Edit: Worth noting that they patched away my complaints below regarding the time trial and speed lap events. Now you can choose to race on an easier setting with lower time requirements for the gold, silver, and bronze medals. Of the new selectable difficulties, the original medal deadlines are now the hardest. I feel like my voice has been heard!!
Sony Computer Entertainment finally updated one of my favorite franchises last week with the Playstation Network release of WipEout HD [wipeouthd.com] for the Playstation 3. It’s been in development at Sony’s Studio Liverpool for a good long while. Those who have played both will probably immediately see the resemblance to WipEout Pulse [wipeoutpulse.com], Studio Liverpool’s recent PSP iteration on the series. The both share the same design sensibilities, including similar menu structures, load screens, and race campaign ‘grid’ systems. And they both share a bizarre, massive spike in difficulty over the previous games in the series. I quit playing Pulse when I hit the proverbial brick wall, hoping that the game was just rushed to market and that the time for difficulty tuning had been cut short. I’ve been playing the WipEout series since the original Playstation debut by Psygnosis, and I’d definitely consider myself quite good at the series. The first one was brutally difficult, mostly because their physics model made your craft come to a near-complete stop every time it even brushed the edge of the track, but they resolved that issue and had a very nice difficulty curve for the rest of the Playstation games in the series (let’s ignore the Playstation 2 WipEout Fusion shall we? The consumers certainly did). WipEout XL, Wip3out, and WipEout Pure presented a balanced challenge to the player. When first learning a new track it was difficult, but once you knew it well and had it’s ‘flow’, you were a serious contender for placing every time you raced it. Getting first was just a matter of a few retries once you’d reached that point.

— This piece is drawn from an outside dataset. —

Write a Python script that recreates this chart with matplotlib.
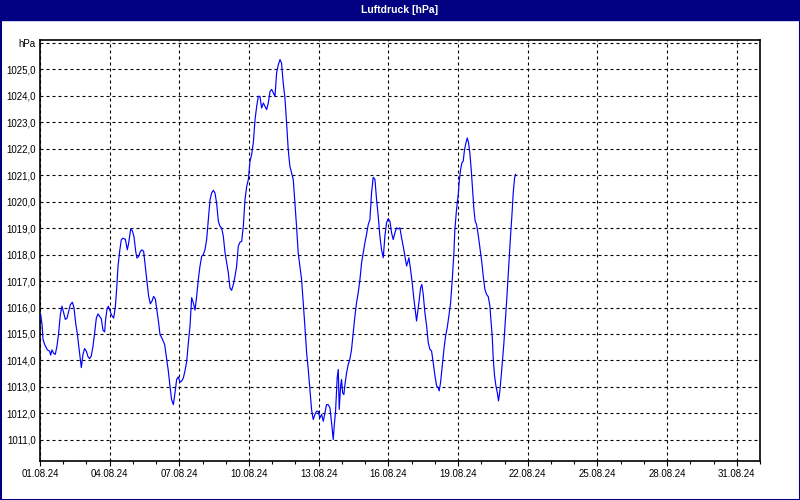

Now, Studio Liverpool has crassly discarded this player-friendly difficulty paradigm for Pulse and HD, and I don’t understand why. Races run on the normal difficulty setting in the second half of the campaign are so difficult that it begins to feel like getting a gold medal is more luck than anything else. You can run a nearly perfect race – hitting every boost pad, avoiding enemy crafts and attacks, firing weapons when available, only grazing walls once or twice – and still easily not even place. I think it’s reasonable that if you run a great, almost flawless race, you should win – if not every time, then at least with a fair regularity. This is the way the previous games in the series were. It is a good, satisfying feeling to win a race when you know you’ve done your best. It is, however, immensely frustrating when you’ve done your best and you still lose handily, again and again. Bear in mind that I’m talking about normal difficulty. If Studio Liverpool had chosen to implement this kind of tuning for the hard difficulty, I’d find that totally acceptable.
As frustrating as races can be, they are nothing compared to the time trials in these latest two WipEouts. By the last half of the game, getting a gold on one of these events requires a flawless run, knowing exactly where to use the free boost item they give you every lap, doing barrel rolls for extra boost at every possible opportunity, hitting every boost pad, not touching ANY walls, and having chosen the correct vehicle for the track. Studio Liverpool has taken the game’s feel from a nice arcade-style racing romp to a Gran Turismo grind-fest, where you have to continually race over and over, shaving tenths of a second off of your score until your race is flawless just to get the gold medal. This seems especially senseless in a game that enjoys online leaderboards. A much better design decision would be to let the people who enjoy this Gran Turismo style duke it out on the leaderboards, competing with each other for global bragging rights, while loosening the time requirements for the single player medals so you don’t frustrate players not interested in racing the same track over and over again for an hour just to get close to – but not achieve – a gold medal.
Studio Liverpool has made a puzzling decision in moving the difficulty of the WipEout series in this direction. I suppose they could address my complaints in a patch but given the amount of time they had to work on these games, it seems that they have released the game they wanted to release. It’s still fun and I’m sure I’ll continue to play online, but I’m really disappointed with the steps they’ve taken towards a less casual-friendly single player game. Hell, you know it’s bad if I’m complaining – when it comes to WipEout, I’m anything but a casual player.